• AIM: The required output is a single number: how many lines of the material contain the string "matplotlib".

----------

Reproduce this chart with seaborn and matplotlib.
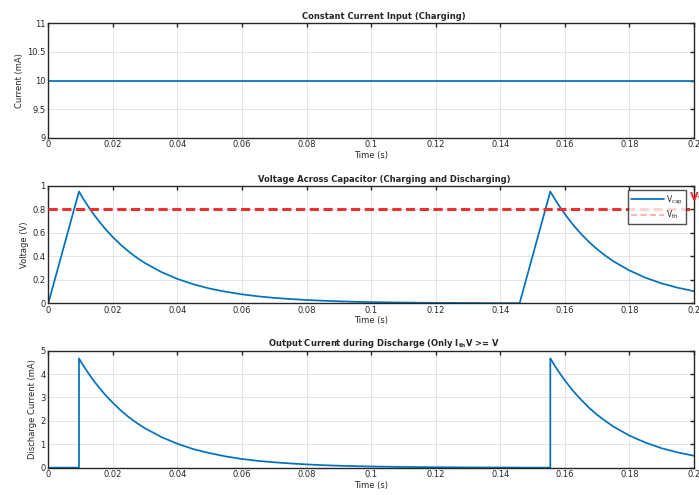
import numpy as np
import pandas as pd
import matplotlib
matplotlib.use("Agg")
import matplotlib.pyplot as plt
import seaborn as sns

# ---- data ----
t_input = [0.0, 0.2]
i_input = [10.0, 10.0]

t_v = [0.0, 0.0095, 0.011, 0.0125, 0.014, 0.015, 0.0175, 0.02, 0.0225, 0.025, 0.0275,
       0.03, 0.035, 0.04, 0.045, 0.05, 0.055, 0.06, 0.065, 0.07, 0.075, 0.08, 0.085,
       0.09, 0.095, 0.1, 0.11, 0.12, 0.13, 0.14, 0.146, 0.1555, 0.157, 0.158, 0.16,
       0.1625, 0.165, 0.1675, 0.17, 0.1725, 0.175, 0.18, 0.185, 0.19, 0.195, 0.2]
v_cap = [0.0, 0.95, 0.881, 0.818, 0.759, 0.722, 0.637, 0.562, 0.496, 0.438, 0.386,
         0.341, 0.266, 0.207, 0.161, 0.125, 0.098, 0.076, 0.059, 0.046, 0.036, 0.028, 0.022,
         0.017, 0.013, 0.010, 0.006, 0.004, 0.002, 0.001, 0.001, 0.95, 0.881, 0.838, 0.759,
         0.669, 0.591, 0.521, 0.460, 0.406, 0.358, 0.279, 0.217, 0.169, 0.132, 0.103]

v_th = 0.8

t_i = [0.0, 0.0095, 0.0095, 0.011, 0.0125, 0.014, 0.015, 0.0175, 0.02, 0.0225, 0.025,
       0.0275, 0.03, 0.035, 0.04, 0.045, 0.05, 0.055, 0.06, 0.065, 0.07, 0.075, 0.08,
       0.085, 0.09, 0.095, 0.1, 0.11, 0.12, 0.13, 0.14, 0.146, 0.146, 0.1555, 0.1555,
       0.157, 0.158, 0.16, 0.1625, 0.165, 0.1675, 0.17, 0.1725, 0.175, 0.18, 0.185,
       0.19, 0.195, 0.2]
i_out = [0.0, 0.0, 4.67, 4.33, 4.02, 3.73, 3.55, 3.13, 2.77, 2.44, 2.15,
         1.90, 1.68, 1.31, 1.02, 0.79, 0.62, 0.48, 0.37, 0.29, 0.23, 0.18, 0.14,
         0.107, 0.084, 0.065, 0.051, 0.031, 0.019, 0.011, 0.007, 0.005, 0.0, 0.0, 4.67,
         4.33, 4.12, 3.73, 3.29, 2.91, 2.56, 2.26, 2.00, 1.76, 1.37, 1.07,
         0.83, 0.65, 0.51]

x_ticks = [0, 0.02, 0.04, 0.06, 0.08, 0.1, 0.12, 0.14, 0.16, 0.18, 0.2]
x_ticklabels = ["0", "0.02", "0.04", "0.06", "0.08", "0.1", "0.12", "0.14", "0.16", "0.18", "0.2"]

sns.set_style("white")
plt.rcParams['font.family'] = ['DejaVu Sans']
plt.rcParams['mathtext.default'] = 'regular'

BLUE = "#0072BD"
RED = "#f03030"
FS = 6

fig = plt.figure(figsize=(6.99, 4.95), dpi=100)
L, W = 0.0691, 0.9237
ax1 = fig.add_axes([L, 0.7218, W, 0.2311])
ax2 = fig.add_axes([L, 0.3873, W, 0.2376])
ax3 = fig.add_axes([L, 0.0552, W, 0.2364])

df1 = pd.DataFrame({"t": t_input, "i": i_input})
df2 = pd.DataFrame({"t": t_v, "v": v_cap})
df3 = pd.DataFrame({"t": t_i, "i": i_out})

LW = 1.25
sns.lineplot(data=df1, x="t", y="i", ax=ax1, color=BLUE, lw=LW, estimator=None, sort=False)
sns.lineplot(data=df2, x="t", y="v", ax=ax2, color=BLUE, lw=LW, estimator=None, sort=False,
             label="V$_{cap}$")
ax2.axhline(v_th, color=RED, lw=2.2, ls=(0, (3, 1.5)), label="V$_{th}$", zorder=3)
sns.lineplot(data=df3, x="t", y="i", ax=ax3, color=BLUE, lw=LW, estimator=None, sort=False)

def style(ax, yticks, yticklabels, ylim, title, ylabel):
    ax.set_xlim(0, 0.2)
    ax.set_ylim(*ylim)
    ax.set_xticks(x_ticks)
    ax.set_xticklabels(x_ticklabels, fontsize=FS)
    ax.set_yticks(yticks)
    ax.set_yticklabels(yticklabels, fontsize=FS)
    ax.grid(True, color="#e4e4e4", lw=0.7)
    ax.set_axisbelow(True)
    ax.tick_params(direction="in", length=3, width=1, top=True, right=True,
                   color="#262626", pad=2, labelcolor="#262626")
    for s in ax.spines.values():
        s.set_color("#262626")
        s.set_linewidth(1.0)
        s.set_visible(True)
    ax.set_xlabel("Time (s)", fontsize=FS, labelpad=1, color="#262626")
    ax.set_ylabel(ylabel, fontsize=FS, labelpad=2, color="#262626")
    ax.set_title(title, fontsize=FS, fontweight="bold", pad=3, x=0.52)

style(ax1, [9, 9.5, 10, 10.5, 11], ["9", "9.5", "10", "10.5", "11"], (9, 11),
      "Constant Current Input (Charging)", "Current (mA)")
style(ax2, [0, 0.2, 0.4, 0.6, 0.8, 1], ["0", "0.2", "0.4", "0.6", "0.8", "1"], (0, 1),
      "Voltage Across Capacitor (Charging and Discharging)", "Voltage (V)")
style(ax3, [0, 1, 2, 3, 4, 5], ["0", "1", "2", "3", "4", "5"], (0, 5),
      "Output Current during Discharge (Only I$_{th}$V >= V", "Discharge Current (mA)")

ax2.text(0.1985, 0.9, "V$_{th}$", color=RED, fontsize=8, fontweight="bold", va="center",
         ha="left", clip_on=False)

leg = ax2.legend(loc="upper right", fontsize=5.5, frameon=True, fancybox=False,
                 edgecolor="#262626", handlelength=4.2, borderpad=0.4, labelspacing=0.3,
                 handletextpad=0.3, borderaxespad=0.0, bbox_to_anchor=(0.987, 0.96))
leg.get_frame().set_linewidth(1.0)
for h in leg.get_lines():
    if h.get_color() == RED:
        h.set_alpha(0.35)
        h.set_linewidth(1.5)

fig.savefig("out.png", dpi=100)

----------

• ANSWER TO THIS PROBLEM: 4